Charts and diagrams as code
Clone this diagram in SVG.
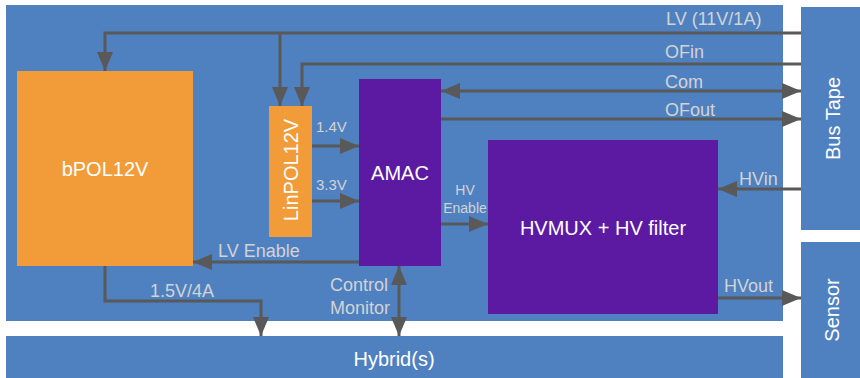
<svg xmlns="http://www.w3.org/2000/svg" width="860" height="378" viewBox="0 0 860 378">
  <style>
    .panel { fill: #4f81c1; }
    .pol { fill: #f19c38; }
    .chip { fill: #5c1aa3; }
    .wire { fill: none; stroke: #595959; stroke-width: 3; }
    .name { font-family: "Liberation Sans", Arial, sans-serif; font-size: 20px; fill: #ffffff; }
    .lbl { font-family: "Liberation Sans", Arial, sans-serif; font-size: 18px; fill: #d3d3d3; }
    .sm { font-family: "Liberation Sans", Arial, sans-serif; font-size: 15px; fill: #d3d3d3; }
    .xs { font-family: "Liberation Sans", Arial, sans-serif; font-size: 14px; fill: #d3d3d3; }
  </style>
  <defs>
    <marker id="head" markerUnits="userSpaceOnUse" markerWidth="19" markerHeight="16" refX="19" refY="8" orient="auto-start-reverse">
      <path d="M0,0 L19,8 L0,16 Z" fill="#595959"/>
    </marker>
  </defs>

  <rect width="860" height="378" fill="#ffffff"/>

  <!-- module board -->
  <g id="board">
    <rect class="panel" x="6" y="5" width="777" height="316"/>
  </g>

  <g id="hybrid">
    <rect class="panel" x="6" y="336" width="777" height="42"/>
    <text class="name" x="394" y="366" text-anchor="middle">Hybrid(s)</text>
  </g>

  <g id="bus-tape">
    <rect class="panel" x="801" y="7" width="59" height="223"/>
    <text class="name" transform="translate(840,118.5) rotate(-90)" text-anchor="middle">Bus Tape</text>
  </g>

  <g id="sensor">
    <rect class="panel" x="801" y="242" width="59" height="136"/>
    <text class="name" transform="translate(839,310) rotate(-90)" text-anchor="middle">Sensor</text>
  </g>

  <g id="bpol12v">
    <rect class="pol" x="17" y="71" width="176" height="195"/>
    <text class="name" x="105" y="176" text-anchor="middle">bPOL12V</text>
  </g>

  <g id="linpol12v">
    <rect class="pol" x="269" y="106" width="43" height="131"/>
    <text class="name" transform="translate(297.5,170) rotate(-90)" text-anchor="middle">LinPOL12V</text>
  </g>

  <g id="amac">
    <rect class="chip" x="359" y="79" width="82" height="187"/>
    <text class="name" x="400" y="180" text-anchor="middle">AMAC</text>
  </g>

  <g id="hvmux">
    <rect class="chip" x="488" y="140" width="230" height="174"/>
    <text class="name" x="603" y="235" text-anchor="middle">HVMUX + HV filter</text>
  </g>

  <!-- connectors -->
  <g id="connectors">
    <!-- LV supply from the bus tape to both regulators -->
    <path class="wire" d="M801,33 H105 V71" marker-end="url(#head)"/>
    <path class="wire" d="M280,33 V106" marker-end="url(#head)"/>
    <!-- OFin -->
    <path class="wire" d="M801,64 H302 V106" marker-end="url(#head)"/>
    <!-- Com (bidirectional) -->
    <path class="wire" d="M441,91 H801" marker-start="url(#head)" marker-end="url(#head)"/>
    <!-- OFout -->
    <path class="wire" d="M441,119 H801" marker-end="url(#head)"/>
    <!-- 1.4V and 3.3V rails into AMAC -->
    <path class="wire" d="M312,146 H359" marker-end="url(#head)"/>
    <path class="wire" d="M312,201 H359" marker-end="url(#head)"/>
    <!-- HVin -->
    <path class="wire" d="M801,189 H718" marker-end="url(#head)"/>
    <!-- HV Enable -->
    <path class="wire" d="M441,224 H488" marker-end="url(#head)"/>
    <!-- LV Enable -->
    <path class="wire" d="M359,262 H193" marker-end="url(#head)"/>
    <!-- 1.5V/4A to hybrids -->
    <path class="wire" d="M105,266 V301 H261 V336" marker-end="url(#head)"/>
    <!-- Control / Monitor (bidirectional) -->
    <path class="wire" d="M399,266 V336" marker-start="url(#head)" marker-end="url(#head)"/>
    <!-- HVout -->
    <path class="wire" d="M718,298 H801" marker-end="url(#head)"/>

    <text class="lbl" x="666" y="25">LV (11V/1A)</text>
    <text class="lbl" x="665" y="58">OFin</text>
    <text class="lbl" x="665" y="88">Com</text>
    <text class="lbl" x="665" y="116">OFout</text>
    <text class="sm" x="316" y="132">1.4V</text>
    <text class="sm" x="316" y="190">3.3V</text>
    <text class="lbl" x="739" y="185">HVin</text>
    <text class="xs" x="465" y="195" text-anchor="middle">HV</text>
    <text class="xs" x="465" y="213" text-anchor="middle">Enable</text>
    <text class="lbl" x="218" y="257">LV Enable</text>
    <text class="lbl" x="150" y="297">1.5V/4A</text>
    <text class="lbl" x="330" y="291">Control</text>
    <text class="lbl" x="330" y="314">Monitor</text>
    <text class="lbl" x="724" y="292">HVout</text>
  </g>
</svg>
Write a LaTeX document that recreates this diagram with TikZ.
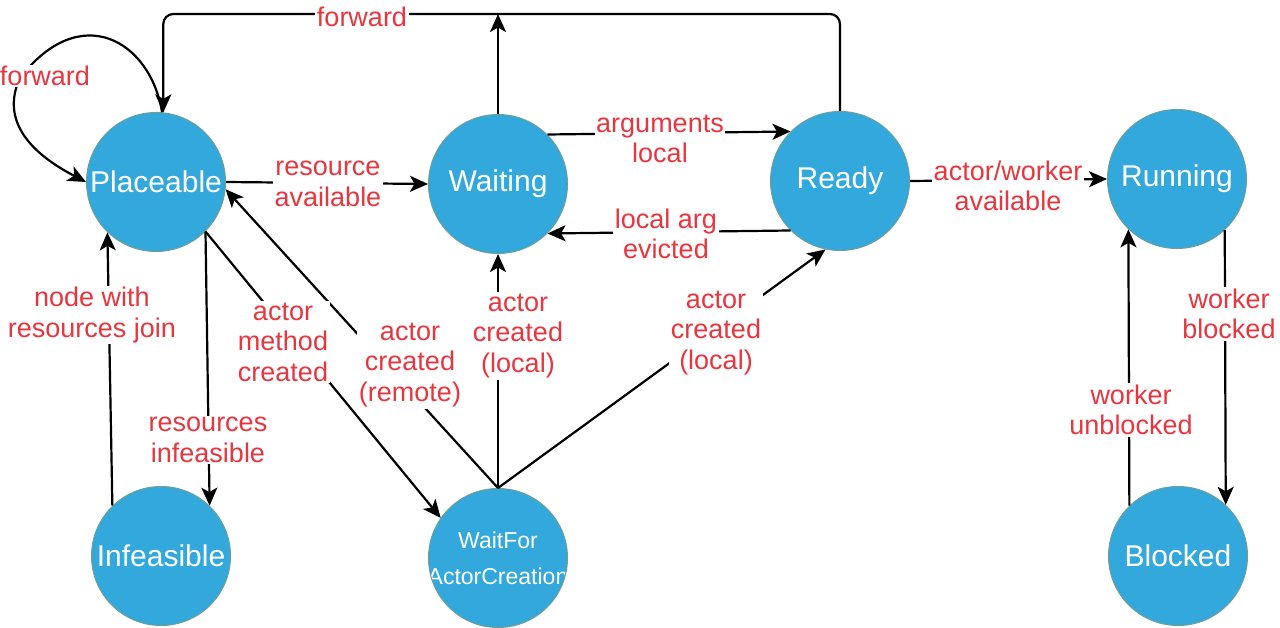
\documentclass[tikz,border=0pt]{standalone}
\usepackage{fontspec}
\setmainfont{Liberation Sans}
\usetikzlibrary{arrows.meta}
\definecolor{stfill}{HTML}{32A8DC}
\definecolor{stline}{HTML}{6E9F95}
\definecolor{lblred}{HTML}{E8363F}
\begin{document}
\begin{tikzpicture}[x=1pt,y=-1pt,
  state/.style={circle, fill=stfill, draw=stline, line width=1pt, minimum size=139pt, inner sep=0pt, text=white, font=\fontsize{30}{34}\selectfont},
  lbl/.style={fill=white, text=lblred, font=\fontsize{27}{30.5}\selectfont, align=center, inner sep=1.5pt},
  conn/.style={line width=2.2pt, -{Stealth[length=18pt,width=16pt,inset=4.5pt]}}
]
\useasboundingbox (0,0) rectangle (1280,628);

% states
\node[state] (pl) at (156,182) {Placeable};
\node[state] (wa) at (498,184) {Waiting};
\node[state] (re) at (840,181) {Ready};
\node[state] (ru) at (1177,179) {Running};
\node[state] (in) at (161,556) {Infeasible};
\node[state] (bl) at (1178,556) {Blocked};
\node[state, path picture={\node[text=white, font=\fontsize{23}{36}\selectfont, align=center, inner sep=0pt] at (path picture bounding box.center) {WaitFor\\ActorCreation};}] (wf) at (498,558) {};

\coordinate (wtop) at (498,14);

% connectors
\draw[conn, rounded corners=10pt] (re.north) -- ++(0,-97) -| (pl.84);
\draw[conn] (wa.north) -- (wtop);
\draw[conn] (pl.85) .. controls (150,40) and (80,0) .. (20,78) .. controls (5,110) and (15,145) .. (pl.west);
\draw[conn] (pl.east) -- (wa.west);
\draw[conn] (wa.45) -- (re.135);
\draw[conn] (re.-135) -- (wa.-45);
\draw[conn] (re.east) -- (ru.west);
\draw[conn] (ru.-47) -- (bl.47);
\draw[conn] (bl.134) -- (ru.-134);
\draw[conn] (in.134) -- (pl.-134);
\draw[conn] (pl.-45) -- (in.46);
\draw[conn] (pl.-45) -- (wf.145);
\draw[conn] (wf.north) -- (pl.-6);
\draw[conn] (wf.north) -- (wa.south);
\draw[conn] (wf.north) -- (re.-102);

% labels
\node[lbl] (l1) at (362,17) {forward};
\node[lbl] (l2) at (45,76) {forward};
\node[lbl] (l3) at (328,184) {resource\\available};
\node[lbl] (l4) at (660,139) {arguments\\local};
\node[lbl] (l5) at (666,234) {local arg\\evicted};
\node[lbl] (l6) at (1008,186) {actor/worker\\available};
\node[lbl] (l7) at (1229,314) {worker\\blocked};
\node[lbl] (l8) at (1131,410) {worker\\unblocked};
\node[lbl] (l9) at (92,315) {node with\\resources join};
\node[lbl] (l10) at (208,440) {resources\\infeasible};
\node[lbl] (l11) at (283,342) {actor\\method\\created};
\node[lbl] (l12) at (410,365) {actor\\created\\(remote)};
\node[lbl] (l13) at (518,336) {actor\\created\\(local)};
\node[lbl] (l14) at (716,333) {actor\\created\\(local)};
\end{tikzpicture}
\end{document}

▶ _TASK TO CARRY OUT_: Using the listing above, repeat word for word each line from the one with "Write a LaTeX" down to the one with "(wtop) at (498,14);", both included. Omit all pictures.

▶ _COMPLETE OUTPUT_:
Write a LaTeX document that recreates this diagram with TikZ.
\documentclass[tikz,border=0pt]{standalone}
\usepackage{fontspec}
\setmainfont{Liberation Sans}
\usetikzlibrary{arrows.meta}
\definecolor{stfill}{HTML}{32A8DC}
\definecolor{stline}{HTML}{6E9F95}
\definecolor{lblred}{HTML}{E8363F}
\begin{document}
\begin{tikzpicture}[x=1pt,y=-1pt,
  state/.style={circle, fill=stfill, draw=stline, line width=1pt, minimum size=139pt, inner sep=0pt, text=white, font=\fontsize{30}{34}\selectfont},
  lbl/.style={fill=white, text=lblred, font=\fontsize{27}{30.5}\selectfont, align=center, inner sep=1.5pt},
  conn/.style={line width=2.2pt, -{Stealth[length=18pt,width=16pt,inset=4.5pt]}}
]
\useasboundingbox (0,0) rectangle (1280,628);

% states
\node[state] (pl) at (156,182) {Placeable};
\node[state] (wa) at (498,184) {Waiting};
\node[state] (re) at (840,181) {Ready};
\node[state] (ru) at (1177,179) {Running};
\node[state] (in) at (161,556) {Infeasible};
\node[state] (bl) at (1178,556) {Blocked};
\node[state, path picture={\node[text=white, font=\fontsize{23}{36}\selectfont, align=center, inner sep=0pt] at (path picture bounding box.center) {WaitFor\\ActorCreation};}] (wf) at (498,558) {};

\coordinate (wtop) at (498,14);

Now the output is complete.